The Lord would expect us to be more missional in nature to the communities we are planted in. As New York was hitting the peak of infections, it was hope and love in action when the Samaritan’s Purse headed by Franklin Graham set up white tent facility to treat the COVID-19 patients in the famous New York Central Park field where his dad Dr Billy Graham conducted a crusade way back.

Will churches and facilities in India open up as isolation and treatment centres to take care of the sick and the needy? Would it be a pleasing offering to the Lord to care for the sick at this juncture than being intrinsic in our outlook?

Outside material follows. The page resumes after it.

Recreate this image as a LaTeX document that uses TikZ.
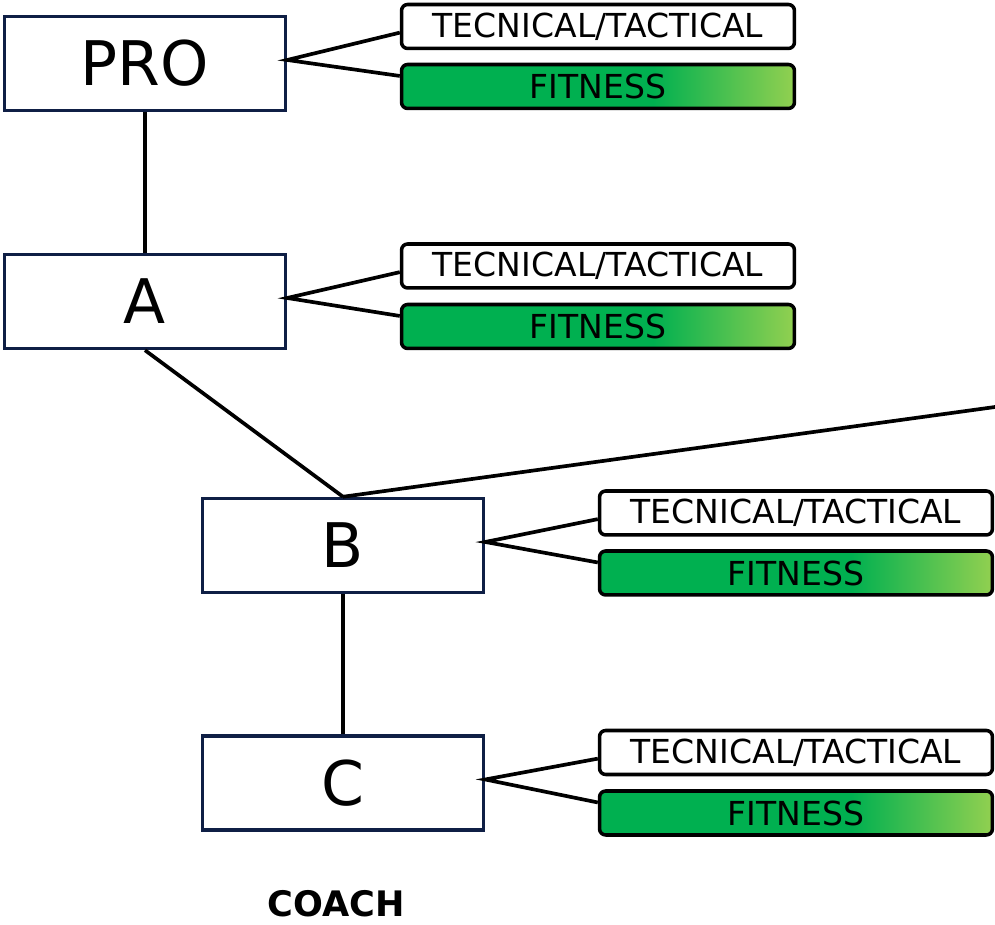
\documentclass[tikz,border=0pt]{standalone}
\usepackage{fontspec}
\setmainfont{DejaVu Sans}
\definecolor{levelblue}{HTML}{0F1F45}
\definecolor{fitgreen}{HTML}{00B050}
\definecolor{fitlight}{HTML}{92D050}
\pgfdeclarehorizontalshading{fitshade}{100bp}{color(0bp)=(fitgreen); color(25bp)=(fitgreen); color(57bp)=(fitgreen); color(75bp)=(fitlight); color(100bp)=(fitlight)}
\tikzset{
  level/.style={draw=levelblue, line width=2pt, fill=white, minimum width=5.62cm, minimum height=1.88cm, inner sep=0pt, font=\fontsize{35}{41}\selectfont},
  area/.style={draw=black, line width=2pt, rounded corners=3.5pt, minimum width=7.86cm, minimum height=0.88cm, inner sep=0pt, font=\fontsize{18.8}{22}\selectfont},
  tecbox/.style={area, fill=white},
  fitbox/.style={area, shade, shading=fitshade},
  link/.style={line width=2.1pt},
}
\begin{document}
\begin{tikzpicture}[x=0.02cm, y=-0.02cm]
\useasboundingbox (0,0) rectangle (995,925);

% levels
\node[level] (pro) at (145,63.5) {PRO};
\node[level] (a) at (145,301.5) {A};
\node[level] (b) at (343,545.5) {B};
\node[level] (c) at (343,783) {C};

% areas
\node[tecbox] (pro-tec) at (598,26.5) {TECNICAL/TACTICAL};
\node[fitbox] (pro-fit) at (598,86.5) {FITNESS};
\node[tecbox] (a-tec) at (598,266) {TECNICAL/TACTICAL};
\node[fitbox] (a-fit) at (598,326.5) {FITNESS};
\node[tecbox] (b-tec) at (796,513) {TECNICAL/TACTICAL};
\node[fitbox] (b-fit) at (796,573) {FITNESS};
\node[tecbox] (c-tec) at (796,752.5) {TECNICAL/TACTICAL};
\node[fitbox] (c-fit) at (796,813) {FITNESS};

\coordinate (far) at (995,407);

\draw[link] (pro.south) -- (a.north);
\draw[link] (a.south) -- (b.north);
\draw[link] (b.north) -- (far);
\draw[link] (b.south) -- (c.north);
\foreach \n in {pro,a,b,c}{
  \draw[link] ([yshift=-3.5pt]\n-tec.west) -- ([yshift=2pt]\n.east) -- ([yshift=6pt]\n-fit.west);
}

\node[font=\bfseries\fontsize{20}{24}\selectfont, anchor=base] (coach) at (336,917) {COACH};
\end{tikzpicture}
\end{document}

Will we be able to carry the message of hope and healing to those weary and wounded? Paul stresses on good works that we need to do as being a part of the new creation (Eph 2:8).

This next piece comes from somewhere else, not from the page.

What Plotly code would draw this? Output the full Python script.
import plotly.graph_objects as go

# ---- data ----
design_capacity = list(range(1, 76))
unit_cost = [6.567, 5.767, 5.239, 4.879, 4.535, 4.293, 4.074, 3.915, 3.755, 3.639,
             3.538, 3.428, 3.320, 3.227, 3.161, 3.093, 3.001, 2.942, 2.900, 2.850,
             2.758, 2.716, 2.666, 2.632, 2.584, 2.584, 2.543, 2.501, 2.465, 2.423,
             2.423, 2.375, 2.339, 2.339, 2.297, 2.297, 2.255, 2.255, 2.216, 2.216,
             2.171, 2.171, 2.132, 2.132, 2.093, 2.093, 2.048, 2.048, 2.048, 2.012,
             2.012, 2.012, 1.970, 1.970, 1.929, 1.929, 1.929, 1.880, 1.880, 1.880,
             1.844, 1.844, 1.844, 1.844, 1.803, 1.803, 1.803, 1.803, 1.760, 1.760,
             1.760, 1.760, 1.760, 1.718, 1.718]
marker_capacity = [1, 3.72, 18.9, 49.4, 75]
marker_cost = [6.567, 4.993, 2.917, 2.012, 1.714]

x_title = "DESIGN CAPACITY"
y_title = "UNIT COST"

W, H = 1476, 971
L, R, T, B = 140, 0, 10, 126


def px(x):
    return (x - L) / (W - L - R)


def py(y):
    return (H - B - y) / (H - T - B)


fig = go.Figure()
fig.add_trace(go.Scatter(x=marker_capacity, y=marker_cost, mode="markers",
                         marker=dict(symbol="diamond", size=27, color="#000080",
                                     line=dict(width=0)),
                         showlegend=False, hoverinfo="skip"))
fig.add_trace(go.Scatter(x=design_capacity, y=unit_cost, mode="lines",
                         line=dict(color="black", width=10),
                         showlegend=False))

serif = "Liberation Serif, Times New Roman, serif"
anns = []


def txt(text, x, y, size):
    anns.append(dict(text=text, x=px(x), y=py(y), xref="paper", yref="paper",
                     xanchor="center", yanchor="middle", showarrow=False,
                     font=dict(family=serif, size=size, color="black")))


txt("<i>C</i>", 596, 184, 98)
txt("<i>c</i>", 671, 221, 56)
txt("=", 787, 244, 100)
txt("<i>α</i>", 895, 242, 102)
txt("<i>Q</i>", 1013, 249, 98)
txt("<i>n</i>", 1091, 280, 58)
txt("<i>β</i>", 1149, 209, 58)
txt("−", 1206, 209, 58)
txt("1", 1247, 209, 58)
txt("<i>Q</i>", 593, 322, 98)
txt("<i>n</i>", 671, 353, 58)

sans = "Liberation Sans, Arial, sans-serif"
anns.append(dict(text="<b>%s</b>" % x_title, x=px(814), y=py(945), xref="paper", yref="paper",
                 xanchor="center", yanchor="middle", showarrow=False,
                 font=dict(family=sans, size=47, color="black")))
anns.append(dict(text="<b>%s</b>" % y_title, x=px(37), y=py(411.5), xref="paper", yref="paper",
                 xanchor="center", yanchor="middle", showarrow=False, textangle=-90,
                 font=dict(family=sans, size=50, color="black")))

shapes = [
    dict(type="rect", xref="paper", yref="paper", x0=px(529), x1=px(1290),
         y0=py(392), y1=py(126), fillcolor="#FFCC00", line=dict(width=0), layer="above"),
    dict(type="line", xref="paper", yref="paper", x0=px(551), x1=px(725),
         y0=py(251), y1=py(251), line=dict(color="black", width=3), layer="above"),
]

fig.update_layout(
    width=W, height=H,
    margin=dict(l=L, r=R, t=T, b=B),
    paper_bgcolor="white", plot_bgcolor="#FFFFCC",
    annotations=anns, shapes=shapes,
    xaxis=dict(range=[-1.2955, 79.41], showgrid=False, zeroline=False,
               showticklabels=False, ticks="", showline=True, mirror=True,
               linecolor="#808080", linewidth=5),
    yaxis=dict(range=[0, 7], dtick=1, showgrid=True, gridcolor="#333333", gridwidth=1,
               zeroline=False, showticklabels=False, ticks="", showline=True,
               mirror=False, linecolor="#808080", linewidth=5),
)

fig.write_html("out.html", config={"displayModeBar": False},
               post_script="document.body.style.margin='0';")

Rather than providing just “spiritual services”, He invites us to partner with Him in being His hands and feet.

Third, we can also encourage our churches to be a part of the supply chain by resorting to farming and other agricultural models. As we are staring at difficult times with the economy limping back and the vaccine still some time away, we need to arm ourselves to be involved in doing everything we can to see our nation thrive by our life and work. Someone said it’s not the survival of the fittest but the survival of the quickest. The Lord expects us to not only be online but be His hands and His feet in these tough times. God created man to tend the garden (Gen 2:15).

Cardinal George Alencherry in his pastoral epistle dated June 21 to the catholic churches gave some wonderful suggestions for the believers to follow. One of them caught my attention. He advised not to leave any wasteland in the properties under the possession of the diocese, churches, individuals and organisations. He also encouraged people to do terrace farming. Hence, we have a big opportunity to be a part of the supply chain. We should take giant strides in moving to be a self-reliant society rightly termed ‘Atmanirbhar Bharat’ by our Prime Minister rather than being a consumeristic one.

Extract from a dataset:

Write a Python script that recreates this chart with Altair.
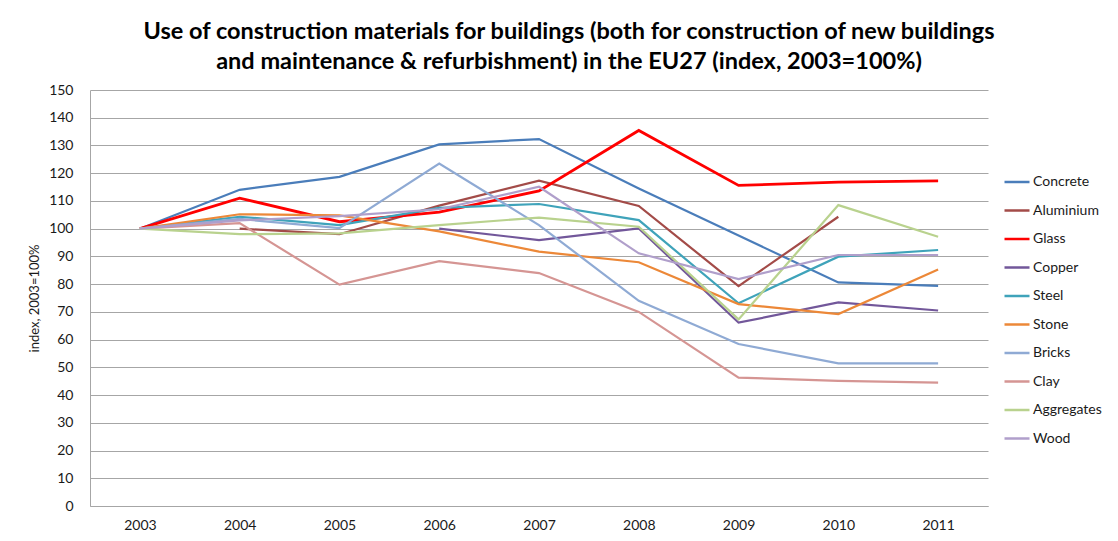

People are searching for answers in this time of the pandemic. The conspiracy theories around the tragic deaths of Bollywood actor Sushant Singh Rajput and that of the owner of the famous Tirunelveli halwa down south give us a glimpse of the darkness the society is facing.

This is a unique opportunity for the church to respond to the social, physical, emotional and spiritual challenges faced by the society. Jesus is the answer to the world gripped by COVID-19. Will we respond with the love of Christ?

The Lord will segregate the goat and sheep amongst His followers based on the deeds we do. “Then the King will say to those on his right, ‘Come, you who are blessed by my Father, inherit the kingdom prepared for you from the foundation of the world. For I was hungry and you gave me food, I was thirsty and you gave me drink, I was a stranger and you welcomed me, I was naked and you clothed me, I was sick and you visited me, I was in prison and you came to me.’ Then the righteous will answer him, saying, ‘Lord, when did we see you hungry and feed you, or thirsty and give you drink? And when did we see you a stranger and welcome you, or naked and clothe you? And when did we see you sick or in prison and visit you?’ And the King will answer them, ‘Truly, I say to you, as you did it to one of the least of these my brothers, you did it to me’” (Matthew 25:34–40).